• "Et toi, tu fais quoi dans la vie ?"

    Régulièrement, la vie sociale du consultant le met face à un abîme menaçant de perplexité. A moins d’être complètement asocial et de vivre reclus dans l'open space (riez, mais je suis sûre que certains de mes collègues n’ont pas d’autre foyer) (ce sont les mêmes qui préfèrent pisser des slides de Power Point plutôt que se laver), à moins de cultiver l’entre-soi au point de n’avoir pour amis que des consultants (promesse de dépression nerveuse), nous sommes bien forcés d’affronter le monde extérieur et cette douloureuse et sempiternelle question : « Ouais ok, mais c’est quoi au juste ça "consultant" ? »

    Plusieurs attitudes sont possibles dans une situation de ce genre. On peut éluder lâchement la demande (« tu sais, ça va pas t’intéresser… »), on peut se la jouer hautain (« j’te jure, c’est bien trop complexe pour que tu comprennes »), ou bien on peut tenter l’impossible : décrire ce qu’est effectivement un consultant. 

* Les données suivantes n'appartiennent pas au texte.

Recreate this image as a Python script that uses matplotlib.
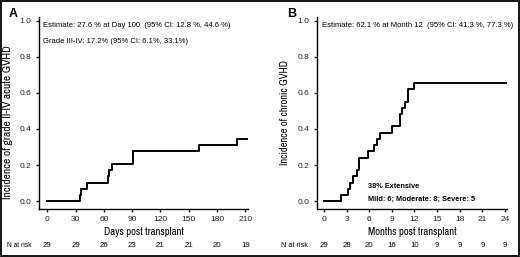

    Ce n’est pas tant que notre activité quotidienne soit très compliquée (comme le faisait judicieusement remarquer une de mes collègues : « ce qui est rassurant dans notre métier, c’est qu’il ne demande souvent aucune compétence »), mais elle est constamment entourée d’un jargon répugnant, qui s’imprègne dans les moindres synapses de notre cher cerveau et nous empêche d’exprimer la moindre pensée dans une langue saine et fluide. Face à un (heureux) non-initié, nous nous retrouvons ainsi à tester des formulations bancales, qui nous enfoncent généralement dans un discours à l’obscurité telle que l’interlocuteur dévoile peu à peu la profondeur de ses orbites.

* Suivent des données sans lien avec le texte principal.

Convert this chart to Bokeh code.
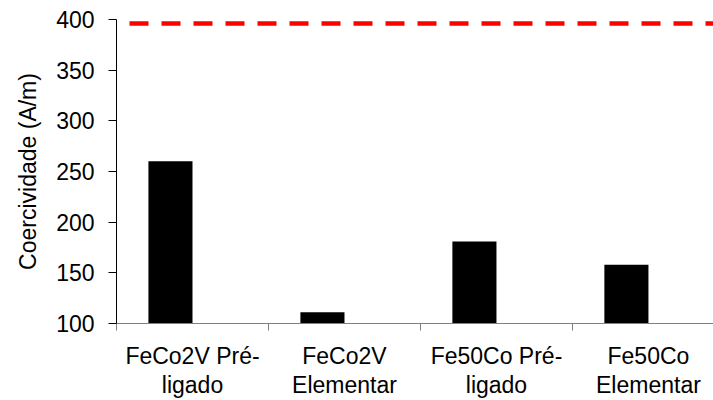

    -      Bah… Euh… Je fais du pilotage, et puis… de l’orga, du SI… tout ça…
    -      Attends, attends, je te suis pas. Du pilotage ? Tu conduis une bagnole de course ?
    -      (rire poli) Non, mais je fais de la gestion de projet, quoi.
    -      De quel genre de projet ?
    -      Bah en ce moment, par exemple, j’accompagne la mise en place d’un système d’information…
    -      Ah ok, j’ai pigé ! Tu fais de l’informatique, en fait !

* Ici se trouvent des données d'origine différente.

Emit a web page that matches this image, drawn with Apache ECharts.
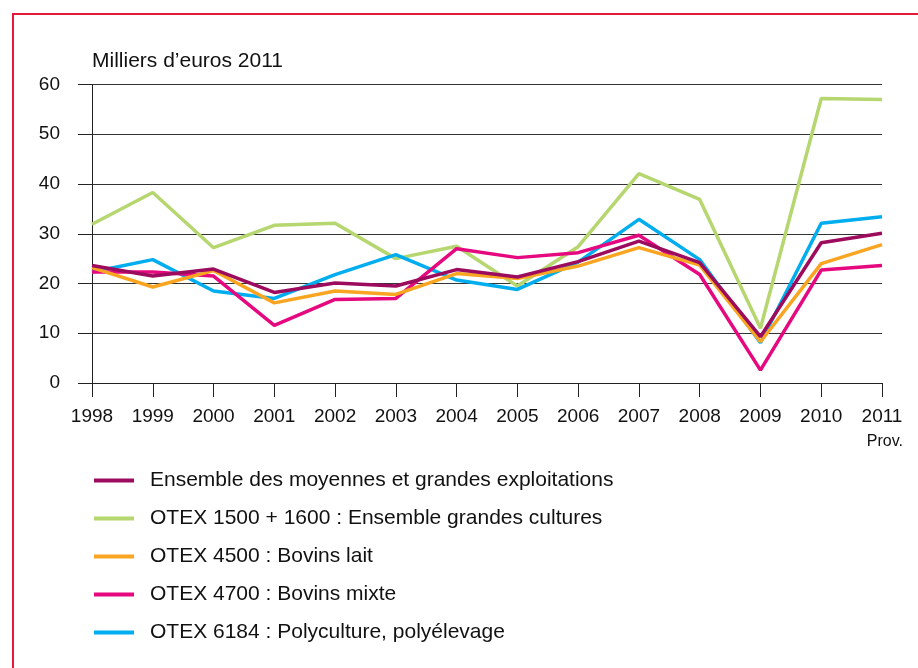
<!DOCTYPE html>
<html>
<head>
<meta charset="utf-8">
<script src="https://cdn.jsdelivr.net/npm/echarts@6/dist/echarts.min.js"></script>
<style>
  html, body { margin: 0; padding: 0; background: #fff; }
  #chart { width: 918px; height: 668px; }
</style>
</head>
<body>
<div id="chart"></div>
<script>
var years = ["1998", "1999", "2000", "2001", "2002", "2003", "2004", "2005", "2006", "2007", "2008", "2009", "2010", "2011"];

var ensemble = [23.6, 21.5, 22.9, 18.2, 20.1, 19.5, 22.8, 21.3, 24.4, 28.5, 24.2, 9.3, 28.2, 30.1];
var grandesCultures = [31.9, 38.3, 27.2, 31.7, 32.1, 25.0, 27.5, 19.5, 27.4, 42.1, 36.9, 11.0, 57.2, 57.0];
var bovinsLait = [23.2, 19.3, 22.6, 16.1, 18.5, 17.8, 22.0, 21.0, 23.5, 27.2, 23.7, 8.3, 24.0, 27.8];
var bovinsMixte = [22.3, 22.3, 21.5, 11.6, 16.8, 17.0, 27.0, 25.2, 26.2, 29.7, 21.8, 2.6, 22.7, 23.6];
var polyculture = [22.3, 24.8, 18.5, 17.0, 21.8, 25.8, 20.7, 18.8, 24.3, 32.9, 24.8, 8.1, 32.1, 33.4];

var names = [
  "Ensemble des moyennes et grandes exploitations",
  "OTEX 1500 + 1600 : Ensemble grandes cultures",
  "OTEX 4500 : Bovins lait",
  "OTEX 4700 : Bovins mixte",
  "OTEX 6184 : Polyculture, polyélevage"
];

var chart = echarts.init(document.getElementById("chart"));

function line(name, data, color) {
  return {
    name: name,
    type: "line",
    data: data,
    symbol: "none",
    color: color,
    lineStyle: { width: 3.5, color: color },
    animation: false
  };
}

var option = {
  textStyle: { fontFamily: "Liberation Sans" },
  // cadre rouge
  graphic: [
    {
      type: "rect",
      shape: { x: 13, y: 14, width: 1000, height: 1000 },
      style: { fill: "none", stroke: "#e8173c", lineWidth: 2 }
    },
    {
      type: "text",
      left: 92,
      top: 51,
      style: { text: "Milliers d’euros 2011", fontSize: 21, fill: "#111", fontFamily: "Liberation Sans" }
    },
    {
      type: "text",
      right: 15,
      top: 434,
      style: { text: "Prov.", fontSize: 16, fill: "#111", fontFamily: "Liberation Sans" }
    }
  ],
  grid: { left: 92, right: 36, top: 84.5, bottom: 285 },
  legend: {
    orient: "vertical",
    left: 89,
    top: 465,
    data: names,
    icon: "rect",
    itemWidth: 40,
    itemHeight: 4,
    itemGap: 17,
    textStyle: { fontSize: 21, color: "#111", lineHeight: 20, padding: [0, 0, 0, 11] }
  },
  xAxis: {
    type: "category",
    data: years,
    boundaryGap: false,
    axisLine: { lineStyle: { color: "#222", width: 1 } },
    axisTick: { show: true, length: 14, lineStyle: { color: "#222" } },
    axisLabel: { fontSize: 19, color: "#111", margin: 24 }
  },
  yAxis: {
    type: "value",
    min: 0,
    max: 60,
    interval: 10,
    axisLine: { show: true, lineStyle: { color: "#222", width: 1 } },
    axisTick: { show: true, length: 14, lineStyle: { color: "#222" } },
    axisLabel: { fontSize: 19, color: "#111", margin: 32 },
    splitLine: { lineStyle: { color: "#333", width: 1 } }
  },
  series: [
    line(names[1], grandesCultures, "#b6d66f"),
    line(names[4], polyculture, "#00aeef"),
    line(names[3], bovinsMixte, "#e6087f"),
    line(names[2], bovinsLait, "#f9a521"),
    line(names[0], ensemble, "#9c0b5e")
  ]
};

chart.setOption(option);
</script>
</body>
</html>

    A ce stade de la discussion, vous pourriez très bien conclure que oui, oui, c’est ça, vous faîtes de l’informatique et tromper ainsi votre interlocuteur par confort, mais vous risquez alors d’être sollicité toute la soirée à propos de problèmes de logiciels machin-chose et d’interfaces bidule. Si vous êtes une bille en informatique, ce n’est définitivement pas la bonne option (croyez-moi sur parole, je sais ce que c’est que d’avoir l’air complètement à l’ouest). Théoriquement, il vous faudrait donc corriger et préciser. Mais, en ce qui me concerne, c’est généralement le moment où je ne peux m’empêcher de penser que je ne suis moi-même pas convaincue de connaître la réponse.

    C’est drôle : je suis payée à faire quelque chose, mais je ne sais pas quoi.